Special to the Hood Herald

A military unit in transition handed over a special partnership Monday to a unit that is all about transition.

With soldiers from the outgoing 15th Sustainment Command on one side and the newly formed Warrior Transition Brigade on the other, third-grader Cagen Williams pulled a string, revealing a freshly installed sign.

At the front of Clarke Elementary School, the new Adopt-A-School sign identifies the Warrior Transition Brigade as the school's new partner unit.

The brigade, which helps wounded soldiers reintegrate and heal, takes over a longtime adoption partnership from the Wagonmasters, a unit relocating to Fort Bliss in El Paso.

Col.
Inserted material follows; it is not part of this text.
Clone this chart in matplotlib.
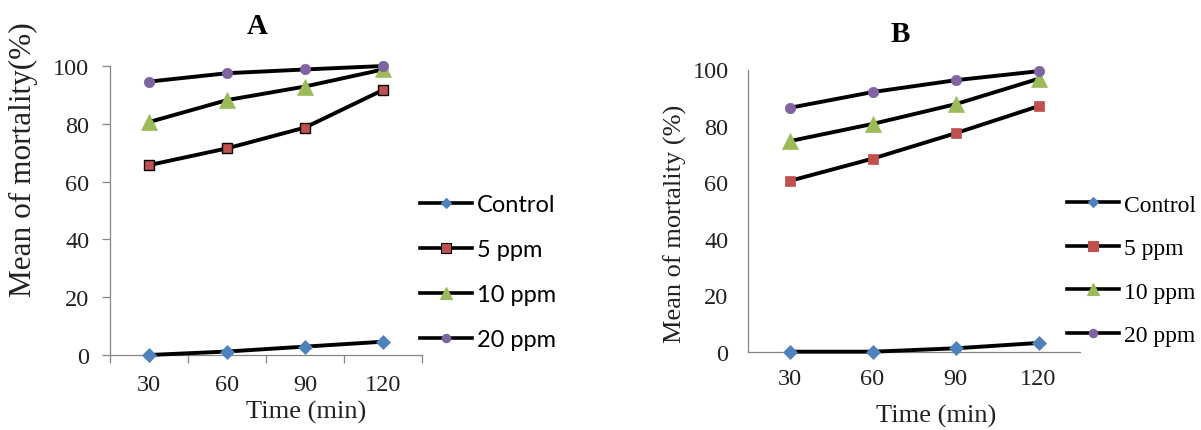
import matplotlib
matplotlib.use('Agg')
import matplotlib.pyplot as plt
from matplotlib.lines import Line2D
import numpy as np

times = ["30", "60", "90", "120"]
y_ticks = [0, 20, 40, 60, 80, 100]
series_names = ["Control", "5 ppm", "10 ppm", "20 ppm"]

# panel A
a_control = [0, 1.2, 2.9, 4.6]
a_5ppm = [65.7, 71.5, 78.7, 91.7]
a_10ppm = [80.6, 88.2, 92.9, 98.8]
a_20ppm = [94.6, 97.5, 98.8, 100]

# panel B
b_control = [0, 0, 1.2, 3.1]
b_5ppm = [60.5, 68.4, 77.4, 87.0]
b_10ppm = [74.6, 80.7, 87.7, 96.7]
b_20ppm = [86.4, 92.0, 96.2, 99.4]

COLORS = ["#4F81BD", "#C0504D", "#9BBB59", "#8064A2"]
MARKERS = ["D", "s", "^", "o"]
SIZES = [7.5, 7.5, 12, 7.5]
SPINE = "#868686"
SERIF = "Liberation Serif"
TXT = "#222222"
TICKFS = 17.5

W, H = 1201, 431
fig = plt.figure(figsize=(W / 100, H / 100), dpi=100)


def px_axes(left, right, bottom, top):
    return fig.add_axes([left / W, 1 - bottom / H, (right - left) / W, (bottom - top) / H])


def draw_panel(ax, data, edge_sq, ticks):
    x = np.arange(len(times))
    for i, vals in enumerate(data):
        mec = COLORS[i]
        if MARKERS[i] == "s" and edge_sq:
            mec = "black"
        ax.plot(x, vals, color="black", lw=2.8, marker=MARKERS[i], ms=SIZES[i],
                mfc=COLORS[i], mec=mec, mew=1.0 if mec == "black" else 0.5,
                clip_on=False, zorder=3)
    ax.set_xlim(-0.5, 3.5)
    ax.set_ylim(0, 100)
    for s in ["top", "right"]:
        ax.spines[s].set_visible(False)
    for s in ["left", "bottom"]:
        ax.spines[s].set_color(SPINE)
        ax.spines[s].set_linewidth(0.9)
    ax.set_xticks(x, labels=times, fontsize=TICKFS, family=SERIF, color=TXT)
    ax.set_yticks(y_ticks, labels=[str(v) for v in y_ticks], fontsize=TICKFS,
                  family=SERIF, color=TXT)
    if ticks:
        # category boundaries get the tick marks, like Excel
        ax.set_xticks(np.arange(-0.5, 4, 1), minor=True)
        ax.tick_params(axis="x", which="major", length=0, pad=14)
        ax.tick_params(axis="x", which="minor", length=6, color=SPINE, width=0.9)
        ax.tick_params(axis="y", length=6, color=SPINE, width=0.9, pad=9)
    else:
        ax.tick_params(axis="x", length=0, pad=12)
        ax.tick_params(axis="y", length=0, pad=14)


def add_legend(ax, x0, y0, edge_sq, font, spacing):
    handles = []
    lsizes = [5.5, 6.5, 8, 6]
    for i, name in enumerate(series_names):
        mec = "black" if (MARKERS[i] == "s" and edge_sq) else COLORS[i]
        handles.append(Line2D([], [], color="black", lw=2.6, marker=MARKERS[i], ms=lsizes[i],
                              mfc=COLORS[i], mec=mec, mew=0.8, label=name))
    leg = ax.legend(handles=handles, loc="upper left", bbox_to_anchor=(x0 / W, 1 - y0 / H),
                    bbox_transform=fig.transFigure, frameon=False, handlelength=2.2,
                    handletextpad=0.22, labelspacing=spacing, borderpad=0, borderaxespad=0,
                    prop={"family": font, "size": 17})
    return leg


axA = px_axes(110, 422, 356, 67)
draw_panel(axA, [a_control, a_5ppm, a_10ppm, a_20ppm], True, True)
add_legend(axA, 420, 195, True, "Lato", 1.02)

axB = px_axes(748, 1080, 352.7, 70.5)
draw_panel(axB, [b_control, b_5ppm, b_10ppm, b_20ppm], False, False)
add_legend(axB, 1067, 195, False, SERIF, 0.93)

fig.text(257 / W, 1 - 26 / H, "A", ha="center", va="center", family=SERIF,
         fontweight="bold", fontsize=21)
fig.text(900 / W, 1 - 34 / H, "B", ha="center", va="center", family=SERIF,
         fontweight="bold", fontsize=21)
fig.text(23 / W, 1 - 160 / H, "Mean of mortality(%)", rotation=90, ha="center", va="center",
         family=SERIF, fontsize=22.5, color=TXT)
fig.text(675 / W, 1 - 224 / H, "Mean of mortality (%)", rotation=90, ha="center", va="center",
         family=SERIF, fontsize=19, color=TXT)
fig.text(306 / W, 1 - 412 / H, "Time (min)", ha="center", va="center", family=SERIF,
         fontsize=19, color=TXT)
fig.text(936 / W, 1 - 416 / H, "Time (min)", ha="center", va="center", family=SERIF,
         fontsize=19, color=TXT)

fig.savefig("out.png", dpi=100)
Larry Phelps, commander of the outgoing sustainment command said it was a moment of mixed feelings letting go of a group of students and educators he said made a difference in the lives of the soldiers that volunteered at the school.

He called Clarke and the other schools on Fort Hood the most important places on the installation.

"We think that all we do is what's important on Fort Hood, but it's not," said Phelps, who was part of the Adopt-A-School partnership with Clarke going back to 2001.

"These teachers take care of our most important resource," he said.

Col. Paul Hossenlopp, commander of the Warrior Transition Brigade said the partnership with Clarke, a Killeen ISD elementary school on the post, was a chance for his soldiers to give back to a community that has embraced them.

He said the whole Central Texas region has given much to soldiers seeking to heal and reintegrate into the military or civilian life.

"This is our first opportunity to give back and to partner with this school," said Hossenlopp following the sign unveiling at the front of the school.

He said soldiers would be available to work with teachers, reading to students and working on academic activities, as well as supporting campus wide events.

Clarke principal Bill Diab agreed the ceremony marked a bittersweet transition, but said the school was benefiting from "an awesome unit" stepping up to partner with the school.

"We are here for you as much as you are here for us," Diab told the soldiers standing outside the school.

He pointed to the class of third-graders selected to take part in the ceremony and said they are the future leaders of our country and community.

"What you put in will come out in the positive," he said of the value of investing time in the lives of children.

Lt. Col. Paula Lodi of the 15th Sustainment Command said reports from soldiers and from the school indicate both children and soldiers benefit from time together.

"The school tells us kids get so much out of seeing the soldiers here," said Lodi, who has two children of her own and has experienced deployment.

"Being here around kids is tremendous," she said. "We get as much or more out of this than they do. When we get to impact other (soldiers') kids it is hugely rewarding."